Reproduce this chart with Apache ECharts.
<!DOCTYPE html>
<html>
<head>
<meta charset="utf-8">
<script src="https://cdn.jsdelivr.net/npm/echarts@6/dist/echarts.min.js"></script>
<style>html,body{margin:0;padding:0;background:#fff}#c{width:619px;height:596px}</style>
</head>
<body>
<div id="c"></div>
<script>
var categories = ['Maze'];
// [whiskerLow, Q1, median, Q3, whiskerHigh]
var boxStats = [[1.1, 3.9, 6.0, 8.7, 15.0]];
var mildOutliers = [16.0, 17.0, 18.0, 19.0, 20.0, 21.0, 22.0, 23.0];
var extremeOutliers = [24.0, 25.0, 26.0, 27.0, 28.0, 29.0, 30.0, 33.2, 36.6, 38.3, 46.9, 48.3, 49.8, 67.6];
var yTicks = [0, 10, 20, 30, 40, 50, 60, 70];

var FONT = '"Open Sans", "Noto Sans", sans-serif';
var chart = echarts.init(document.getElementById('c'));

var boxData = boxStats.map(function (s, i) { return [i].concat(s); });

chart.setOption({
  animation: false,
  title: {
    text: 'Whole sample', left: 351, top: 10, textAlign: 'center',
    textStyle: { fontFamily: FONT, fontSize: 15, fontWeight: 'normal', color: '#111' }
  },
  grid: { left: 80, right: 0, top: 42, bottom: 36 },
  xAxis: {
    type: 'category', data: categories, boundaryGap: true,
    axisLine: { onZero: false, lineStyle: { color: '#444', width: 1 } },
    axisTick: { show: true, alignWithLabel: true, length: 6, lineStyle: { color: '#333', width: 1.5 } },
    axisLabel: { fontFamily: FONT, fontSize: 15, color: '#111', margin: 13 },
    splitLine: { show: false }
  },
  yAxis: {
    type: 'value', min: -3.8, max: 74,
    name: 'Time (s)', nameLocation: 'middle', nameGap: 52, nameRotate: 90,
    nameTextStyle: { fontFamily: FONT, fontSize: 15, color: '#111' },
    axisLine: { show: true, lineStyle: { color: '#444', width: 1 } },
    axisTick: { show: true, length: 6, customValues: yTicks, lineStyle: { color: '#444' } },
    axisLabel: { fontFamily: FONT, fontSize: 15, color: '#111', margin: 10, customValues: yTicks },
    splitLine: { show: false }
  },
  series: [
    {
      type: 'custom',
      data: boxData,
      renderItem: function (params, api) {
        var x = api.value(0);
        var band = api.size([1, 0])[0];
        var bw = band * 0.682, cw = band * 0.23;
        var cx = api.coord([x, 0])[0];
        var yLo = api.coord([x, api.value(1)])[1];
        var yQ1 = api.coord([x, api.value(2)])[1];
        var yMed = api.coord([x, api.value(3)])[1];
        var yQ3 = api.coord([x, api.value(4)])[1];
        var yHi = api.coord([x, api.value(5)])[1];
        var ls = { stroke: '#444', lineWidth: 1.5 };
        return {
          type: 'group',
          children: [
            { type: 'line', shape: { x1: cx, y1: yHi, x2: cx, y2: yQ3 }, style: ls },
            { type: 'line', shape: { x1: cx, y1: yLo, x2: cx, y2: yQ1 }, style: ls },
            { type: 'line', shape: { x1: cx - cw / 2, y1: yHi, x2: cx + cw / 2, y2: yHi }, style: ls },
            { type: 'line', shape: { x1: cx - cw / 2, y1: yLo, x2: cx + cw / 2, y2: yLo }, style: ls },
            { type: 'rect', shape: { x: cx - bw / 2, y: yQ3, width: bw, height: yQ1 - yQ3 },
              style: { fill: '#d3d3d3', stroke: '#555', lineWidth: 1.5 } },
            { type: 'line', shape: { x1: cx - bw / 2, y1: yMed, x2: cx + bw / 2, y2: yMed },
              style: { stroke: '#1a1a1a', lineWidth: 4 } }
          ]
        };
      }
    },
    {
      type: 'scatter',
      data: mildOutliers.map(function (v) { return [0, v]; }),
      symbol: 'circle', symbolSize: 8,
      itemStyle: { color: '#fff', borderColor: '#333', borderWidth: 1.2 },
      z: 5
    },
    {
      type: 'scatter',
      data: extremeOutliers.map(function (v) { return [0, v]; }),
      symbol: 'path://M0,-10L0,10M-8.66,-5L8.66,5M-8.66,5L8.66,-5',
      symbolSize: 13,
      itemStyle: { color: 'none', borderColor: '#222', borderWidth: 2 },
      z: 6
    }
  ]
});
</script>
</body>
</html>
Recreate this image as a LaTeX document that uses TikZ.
□ □ □ □ □ □ □
**Requirement:**
Please reproduce all of the entries exactly as they stand.

**Correct response:**
Reproduce this chart with Apache ECharts.
<!DOCTYPE html>
<html>
<head>
<meta charset="utf-8">
<script src="https://cdn.jsdelivr.net/npm/echarts@6/dist/echarts.min.js"></script>
<style>html,body{margin:0;padding:0;background:#fff}#c{width:619px;height:596px}</style>
</head>
<body>
<div id="c"></div>
<script>
var categories = ['Maze'];
// [whiskerLow, Q1, median, Q3, whiskerHigh]
var boxStats = [[1.1, 3.9, 6.0, 8.7, 15.0]];
var mildOutliers = [16.0, 17.0, 18.0, 19.0, 20.0, 21.0, 22.0, 23.0];
var extremeOutliers = [24.0, 25.0, 26.0, 27.0, 28.0, 29.0, 30.0, 33.2, 36.6, 38.3, 46.9, 48.3, 49.8, 67.6];
var yTicks = [0, 10, 20, 30, 40, 50, 60, 70];

var FONT = '"Open Sans", "Noto Sans", sans-serif';
var chart = echarts.init(document.getElementById('c'));

var boxData = boxStats.map(function (s, i) { return [i].concat(s); });

chart.setOption({
  animation: false,
  title: {
    text: 'Whole sample', left: 351, top: 10, textAlign: 'center',
    textStyle: { fontFamily: FONT, fontSize: 15, fontWeight: 'normal', color: '#111' }
  },
  grid: { left: 80, right: 0, top: 42, bottom: 36 },
  xAxis: {
    type: 'category', data: categories, boundaryGap: true,
    axisLine: { onZero: false, lineStyle: { color: '#444', width: 1 } },
    axisTick: { show: true, alignWithLabel: true, length: 6, lineStyle: { color: '#333', width: 1.5 } },
    axisLabel: { fontFamily: FONT, fontSize: 15, color: '#111', margin: 13 },
    splitLine: { show: false }
  },
  yAxis: {
    type: 'value', min: -3.8, max: 74,
    name: 'Time (s)', nameLocation: 'middle', nameGap: 52, nameRotate: 90,
    nameTextStyle: { fontFamily: FONT, fontSize: 15, color: '#111' },
    axisLine: { show: true, lineStyle: { color: '#444', width: 1 } },
    axisTick: { show: true, length: 6, customValues: yTicks, lineStyle: { color: '#444' } },
    axisLabel: { fontFamily: FONT, fontSize: 15, color: '#111', margin: 10, customValues: yTicks },
    splitLine: { show: false }
  },
  series: [
    {
      type: 'custom',
      data: boxData,
      renderItem: function (params, api) {
        var x = api.value(0);
        var band = api.size([1, 0])[0];
        var bw = band * 0.682, cw = band * 0.23;
        var cx = api.coord([x, 0])[0];
        var yLo = api.coord([x, api.value(1)])[1];
        var yQ1 = api.coord([x, api.value(2)])[1];
        var yMed = api.coord([x, api.value(3)])[1];
        var yQ3 = api.coord([x, api.value(4)])[1];
        var yHi = api.coord([x, api.value(5)])[1];
        var ls = { stroke: '#444', lineWidth: 1.5 };
        return {
          type: 'group',
          children: [
            { type: 'line', shape: { x1: cx, y1: yHi, x2: cx, y2: yQ3 }, style: ls },
            { type: 'line', shape: { x1: cx, y1: yLo, x2: cx, y2: yQ1 }, style: ls },
            { type: 'line', shape: { x1: cx - cw / 2, y1: yHi, x2: cx + cw / 2, y2: yHi }, style: ls },
            { type: 'line', shape: { x1: cx - cw / 2, y1: yLo, x2: cx + cw / 2, y2: yLo }, style: ls },
            { type: 'rect', shape: { x: cx - bw / 2, y: yQ3, width: bw, height: yQ1 - yQ3 },
              style: { fill: '#d3d3d3', stroke: '#555', lineWidth: 1.5 } },
            { type: 'line', shape: { x1: cx - bw / 2, y1: yMed, x2: cx + bw / 2, y2: yMed },
              style: { stroke: '#1a1a1a', lineWidth: 4 } }
          ]
        };
      }
    },
    {
      type: 'scatter',
      data: mildOutliers.map(function (v) { return [0, v]; }),
      symbol: 'circle', symbolSize: 8,
      itemStyle: { color: '#fff', borderColor: '#333', borderWidth: 1.2 },
      z: 5
    },
    {
      type: 'scatter',
      data: extremeOutliers.map(function (v) { return [0, v]; }),
      symbol: 'path://M0,-10L0,10M-8.66,-5L8.66,5M-8.66,5L8.66,-5',
      symbolSize: 13,
      itemStyle: { color: 'none', borderColor: '#222', borderWidth: 2 },
      z: 6
    }
  ]
});
</script>
</body>
</html>
Recreate this image as a LaTeX document that uses TikZ.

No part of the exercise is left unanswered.